## [Written instruction]
Write out each line exactly as given. Leave the pictures out of your copy.

## [Given material]

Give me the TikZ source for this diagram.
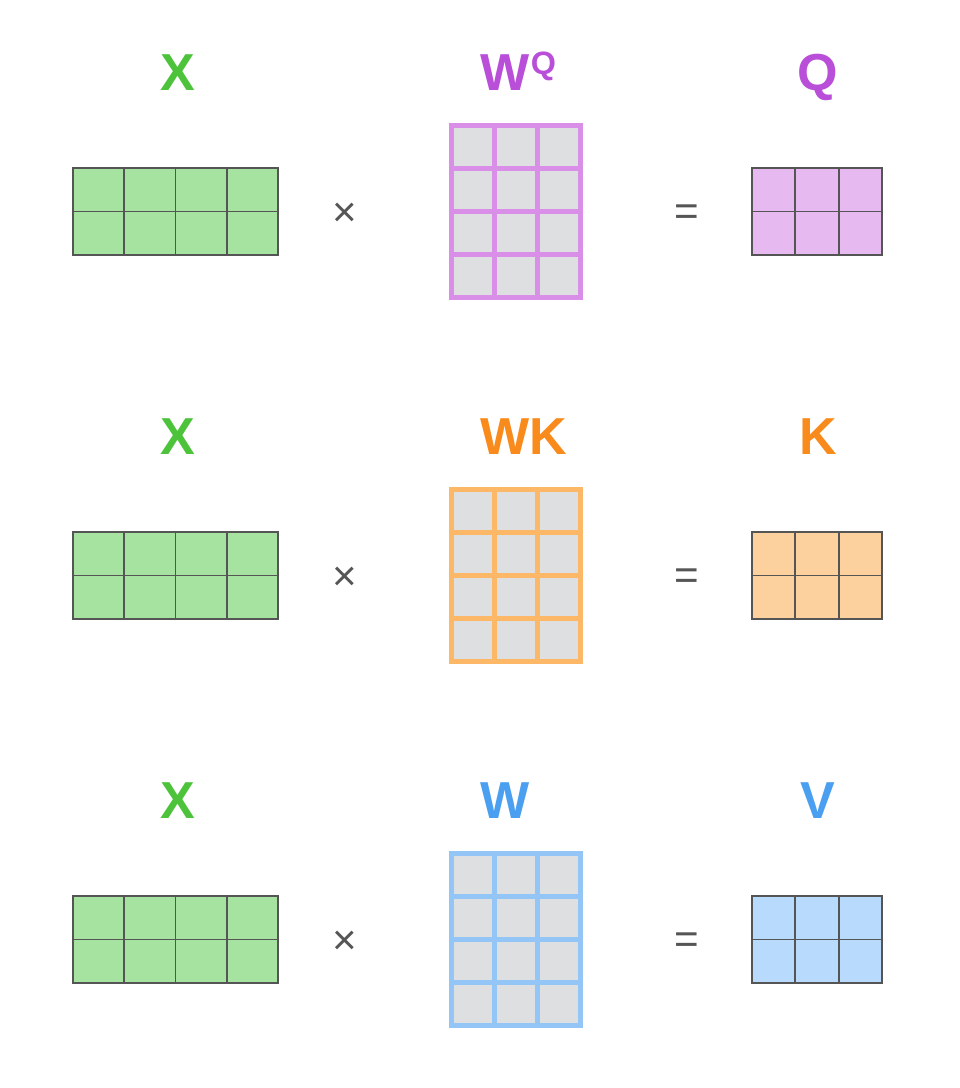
\documentclass[tikz,border=0pt]{standalone}
\usepackage{fontspec}
\setmainfont{Liberation Sans}

\definecolor{xlab}{HTML}{4CC33B}
\definecolor{xfill}{HTML}{A6E3A0}
\definecolor{qlab}{HTML}{B94FD8}
\definecolor{qline}{HTML}{D98EE8}
\definecolor{qfill}{HTML}{E6BAF1}
\definecolor{klab}{HTML}{F98A1C}
\definecolor{kline}{HTML}{FDB867}
\definecolor{kfill}{HTML}{FDD19E}
\definecolor{vlab}{HTML}{4A9FF0}
\definecolor{vline}{HTML}{93C6F7}
\definecolor{vfill}{HTML}{B8DAFC}
\definecolor{cellgray}{HTML}{DEDFE1}
\definecolor{opgray}{HTML}{555555}

\tikzset{
  lab/.style={font=\fontsize{37}{40}\selectfont\bfseries, inner sep=0pt, anchor=base},
  op/.style={text=opgray, font=\fontsize{30}{32}\selectfont, inner sep=0pt},
  small/.style={draw=opgray, line width=1.2pt},
  wgrid/.style={line width=3.5pt}
}

\begin{document}
\begin{tikzpicture} [x=0.025cm, y=-0.025cm]

\useasboundingbox (0,0) rectangle (960,1088);

% one row per product: X times W = Q, K, V
\foreach \i/\dy/\wl/\ol/\c in {1/0/{W\kern1pt\raisebox{11pt}{\fontsize{23}{24}\selectfont Q}}/Q/q, 2/364/WK/K/k, 3/728/W/V/v}{
\begin{scope}[shift={(0,\dy)}]

\node [lab, text=xlab] (xlab\i) at (178,90) {X};
\node [lab, text=\c lab, anchor=base west] (wlab\i) at (480,90) {\wl};
\node [lab, text=\c lab] (olab\i) at (818,90) {\ol};

% input
\fill [xfill] (73,168) rectangle (278,255);
\foreach \k in {1,2,3} \draw [small] (73+51.25*\k,168) -- (73+51.25*\k,255);
\draw [small] (73,211.5) -- (278,211.5);
\draw [small] (73,168) rectangle (278,255);

\node [op] (times\i) at (345,215) {×};

% weights
\fill [cellgray] (451.5,125.5) rectangle (580.5,297.5);
\foreach \k in {1,2} \draw [wgrid, \c line] (451.5+43*\k,125.5) -- (451.5+43*\k,297.5);
\foreach \k in {1,2,3} \draw [wgrid, \c line] (451.5,125.5+43*\k) -- (580.5,125.5+43*\k);
\draw [wgrid, \c line] (451.5,125.5) rectangle (580.5,297.5);

\node [op] (eq\i) at (687,215) {=};

% output
\fill [\c fill] (752,168) rectangle (882,255);
\foreach \k in {1,2} \draw [small] (752+43.33*\k,168) -- (752+43.33*\k,255);
\draw [small] (752,211.5) -- (882,211.5);
\draw [small] (752,168) rectangle (882,255);

\end{scope}
}

\end{tikzpicture}
\end{document}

## [Task solution]
Give me the TikZ source for this diagram.
\documentclass[tikz,border=0pt]{standalone}
\usepackage{fontspec}
\setmainfont{Liberation Sans}

\definecolor{xlab}{HTML}{4CC33B}
\definecolor{xfill}{HTML}{A6E3A0}
\definecolor{qlab}{HTML}{B94FD8}
\definecolor{qline}{HTML}{D98EE8}
\definecolor{qfill}{HTML}{E6BAF1}
\definecolor{klab}{HTML}{F98A1C}
\definecolor{kline}{HTML}{FDB867}
\definecolor{kfill}{HTML}{FDD19E}
\definecolor{vlab}{HTML}{4A9FF0}
\definecolor{vline}{HTML}{93C6F7}
\definecolor{vfill}{HTML}{B8DAFC}
\definecolor{cellgray}{HTML}{DEDFE1}
\definecolor{opgray}{HTML}{555555}

\tikzset{
  lab/.style={font=\fontsize{37}{40}\selectfont\bfseries, inner sep=0pt, anchor=base},
  op/.style={text=opgray, font=\fontsize{30}{32}\selectfont, inner sep=0pt},
  small/.style={draw=opgray, line width=1.2pt},
  wgrid/.style={line width=3.5pt}
}

\begin{document}
\begin{tikzpicture} [x=0.025cm, y=-0.025cm]

\useasboundingbox (0,0) rectangle (960,1088);

% one row per product: X times W = Q, K, V
\foreach \i/\dy/\wl/\ol/\c in {1/0/{W\kern1pt\raisebox{11pt}{\fontsize{23}{24}\selectfont Q}}/Q/q, 2/364/WK/K/k, 3/728/W/V/v}{
\begin{scope}[shift={(0,\dy)}]

\node [lab, text=xlab] (xlab\i) at (178,90) {X};
\node [lab, text=\c lab, anchor=base west] (wlab\i) at (480,90) {\wl};
\node [lab, text=\c lab] (olab\i) at (818,90) {\ol};

% input
\fill [xfill] (73,168) rectangle (278,255);
\foreach \k in {1,2,3} \draw [small] (73+51.25*\k,168) -- (73+51.25*\k,255);
\draw [small] (73,211.5) -- (278,211.5);
\draw [small] (73,168) rectangle (278,255);

\node [op] (times\i) at (345,215) {×};

% weights
\fill [cellgray] (451.5,125.5) rectangle (580.5,297.5);
\foreach \k in {1,2} \draw [wgrid, \c line] (451.5+43*\k,125.5) -- (451.5+43*\k,297.5);
\foreach \k in {1,2,3} \draw [wgrid, \c line] (451.5,125.5+43*\k) -- (580.5,125.5+43*\k);
\draw [wgrid, \c line] (451.5,125.5) rectangle (580.5,297.5);

\node [op] (eq\i) at (687,215) {=};

% output
\fill [\c fill] (752,168) rectangle (882,255);
\foreach \k in {1,2} \draw [small] (752+43.33*\k,168) -- (752+43.33*\k,255);
\draw [small] (752,211.5) -- (882,211.5);
\draw [small] (752,168) rectangle (882,255);

\end{scope}
}

\end{tikzpicture}
\end{document}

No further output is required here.